Citizen Staff Report
THE FINAL EDITION
One of the funniest things that ever happened to me was when I met the Dalai Lama.
After the press conference he walked straight over to me, pinched both cheeks and asked me in a whisper, “Are you from Mexico?”
I responded, “NO, I’m from Arizona.” He then whispered something else in my ear.
As I looked around I noticed every camera in the room had turned on me. I made every newscast. My family in Casa Grande even saw it.
When a reporter pulled me aside and said, “Oh, my God, you must be blessed. What did the Dalai Lama say to you?”
I responded, “He said I was the darkest Mexican he ever saw.”
It’s odd for the “highlights” of my career to be marked by tragedies. Major news events on deadline put a journalist to the test – the times you look back on and marvel at how so much got done in so little time and how well it was done.
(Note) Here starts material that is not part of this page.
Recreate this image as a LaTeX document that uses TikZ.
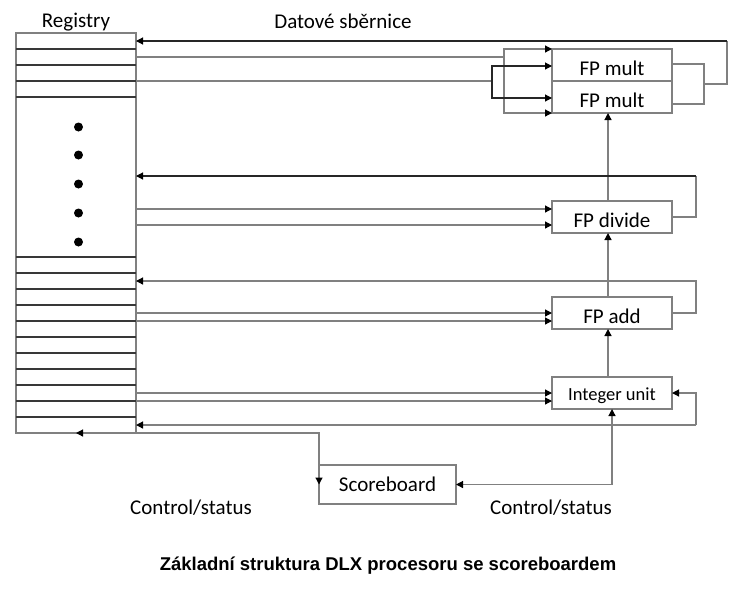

I can see exactly what I was doing at work when the first shuttle blew up, when the tragedy in Bhopal was revealed, when students were killed at Columbine, when we went to war in Iraq and, of course, on Sept. 11, 2001. I remember so clearly saying, “Paul, did you see that (Associated Press) bulletin that a plane flew into the World Trade Center?”
Despite 24-plus years of cynicism and deadline pressure for nearly every working hour of every working day, I’m going to miss the whole thing.
Newsrooms are odd places. They are places where daily discussions – of grammar and design, politics and current events – involve everyone within earshot and we never agree.
Journalists are odd creatures, many overflowing with sarcasm, cynicism and vitriol. I love them!